Human annotators are critical for creating the necessary datasets to train statistical learning algorithms. However, there exist several limiting factors to creating large annotated datasets, such as annotation cost and limited access to qualified annotators. In recent years, researchers have investigated overcoming this data bottleneck by resorting to crowdsourcing, which is the delegation of a particular task to a large group of individuals rather than a single person, usually via an online marketplace.
This thesis is concerned with crowdsourcing annotation tasks that aid either the training, tuning, or evaluation of statistical learners, across a variety of tasks in natural language processing. The tasks reflect a spectrum of annotation complexity, from simple class label selection, through selecting textual segments from a document, to composing sentences from scratch. The annotation setups were novel as they involved new types of annotators, new types of tasks, new types of data, and new types of algorithms that can handle such data.

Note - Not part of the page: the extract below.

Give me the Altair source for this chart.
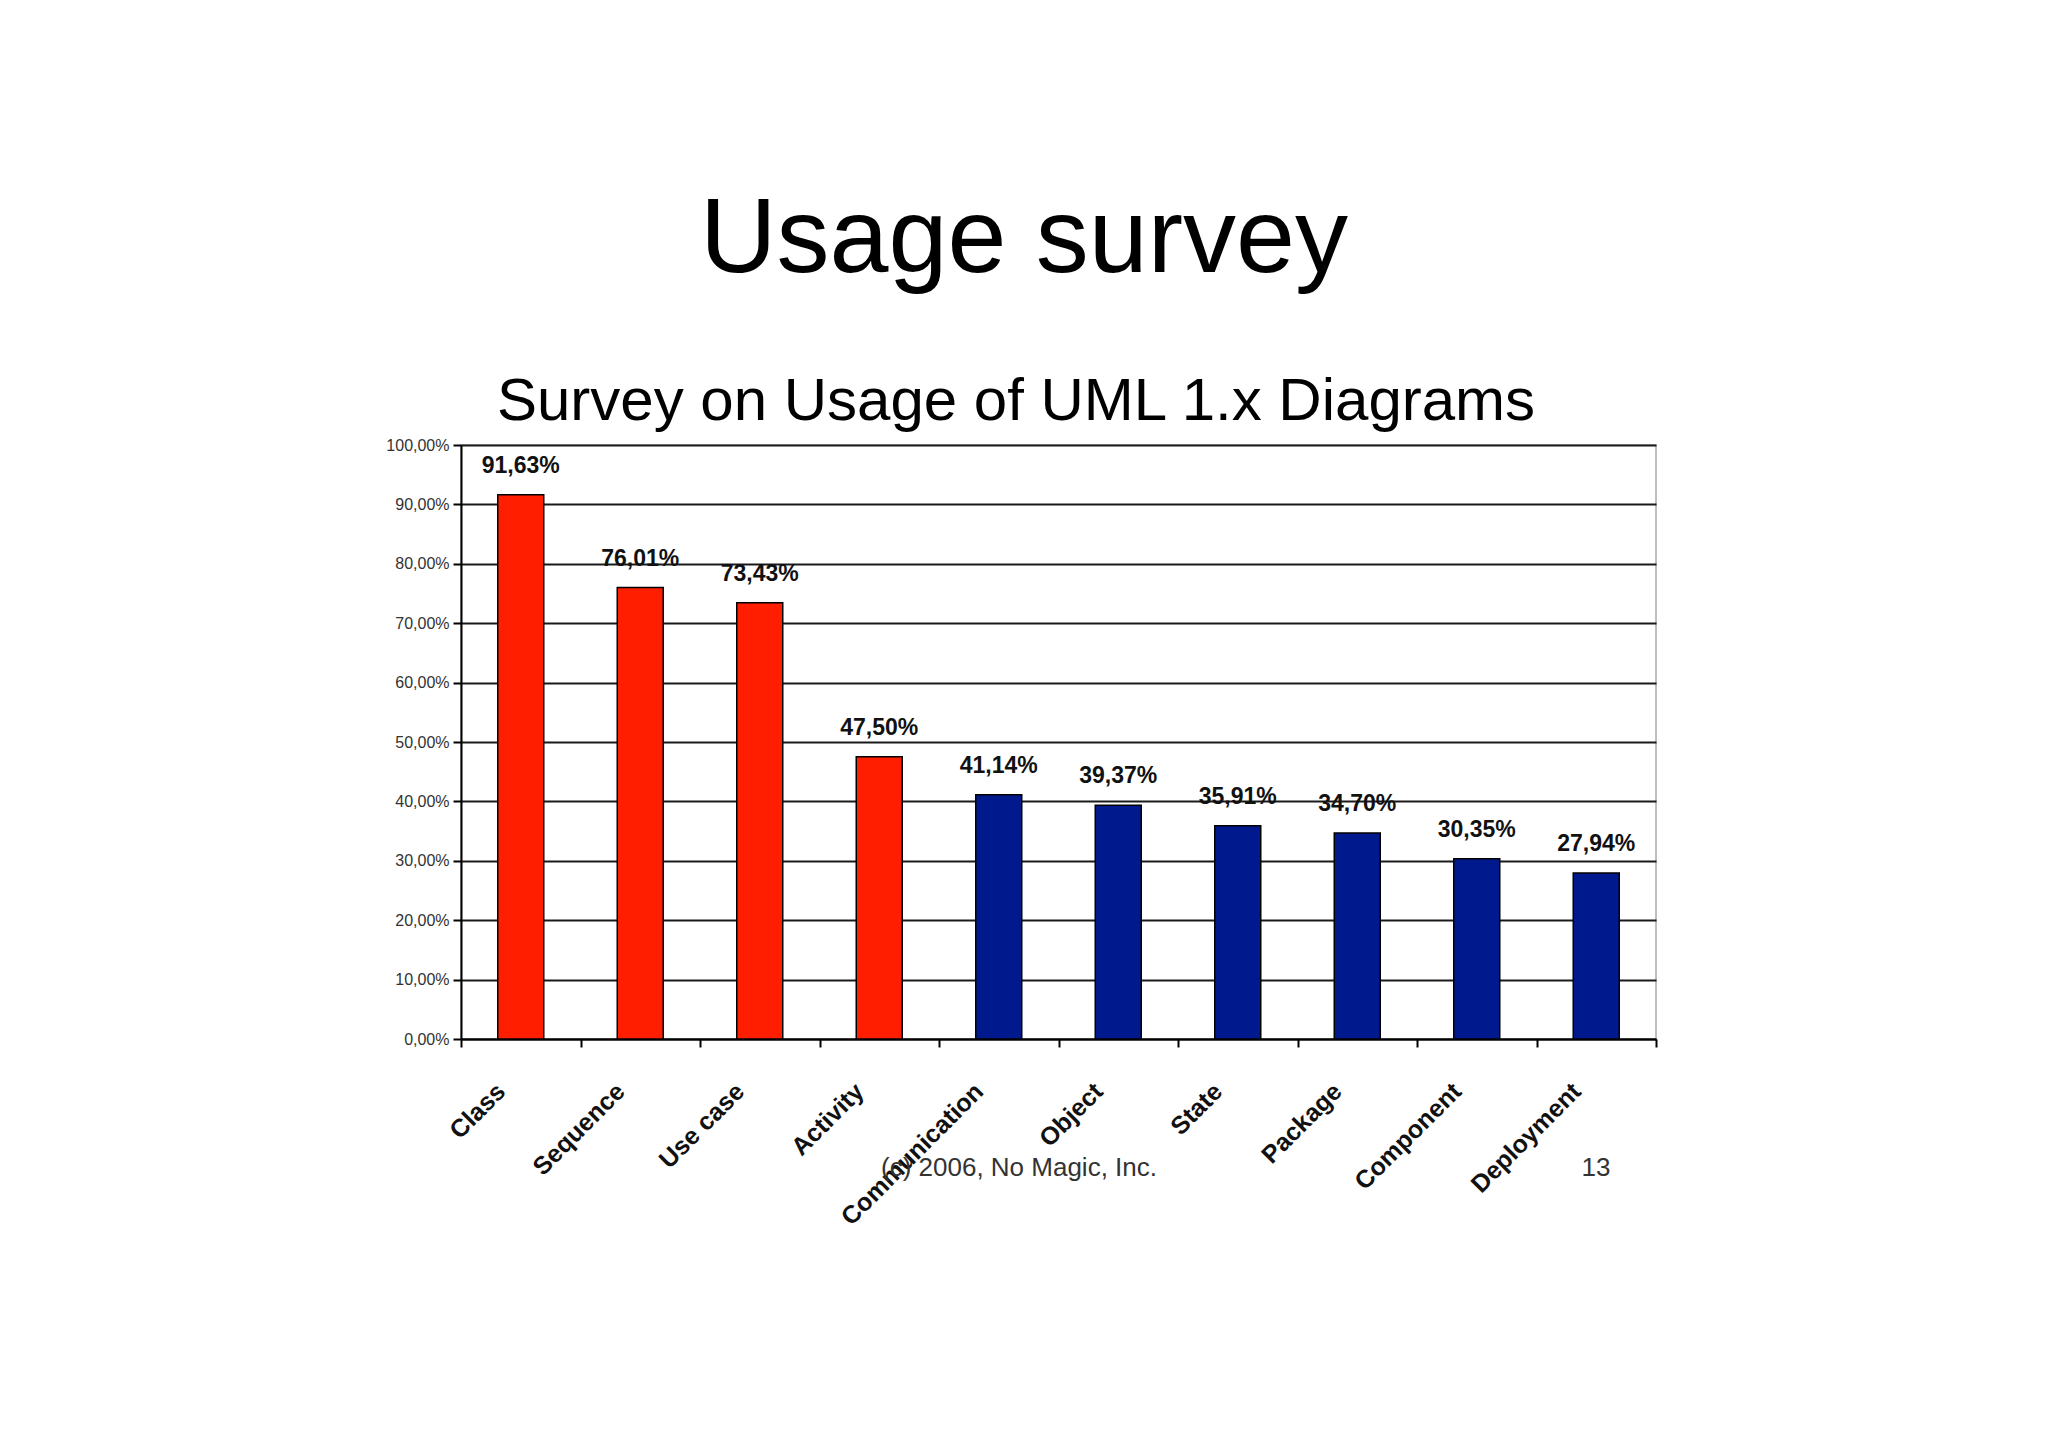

The thesis is divided into two main parts: the first part deals with text classification, and the second part deals with machine translation (MT).
The first part deals with two examples of the text classification task. The first is the identification of dialectal Arabic sentences and distinguishing them from standard Arabic sentences. We utilize crowdsourcing to create a large annotated dataset of Arabic sentences, which is used to train and evaluate language models for each Arabic variety. The second task is a sentiment analysis task, that of distinguishing positive movie reviews from negative ones. We introduce a new type of annotations called rationales, which complement the traditional class labels, and aid learning system parameters that generalize better to unseen data.
In the second part, we examine how crowdsourcing can be beneficial to machine translation. We start with the evaluation of MT systems, and show the potential of crowdsourcing to edit MT output. We also present a new MT evaluation metric, RYPT, that is based on human judgment, and well-suited for a crowdsourced setting. Finally, we demonstrate that crowdsourcing can be helpful in collecting translations to create a parallel dataset. We discuss a set of features that can help distinguish well-formed translations from those that are not, and we show that crowdsourcing translation yields results of near-professional quality at a fraction of the cost.
Throughout the thesis, we will be concerned with how we can ensure that collected data is of high quality, and we will employ a set of quality control measures for that purpose. Those methods will be helpful not only in detecting spammers and unfaithful annotators, but also those who are simply unable to perform the task properly, which is a more subtle form of undesired behavior.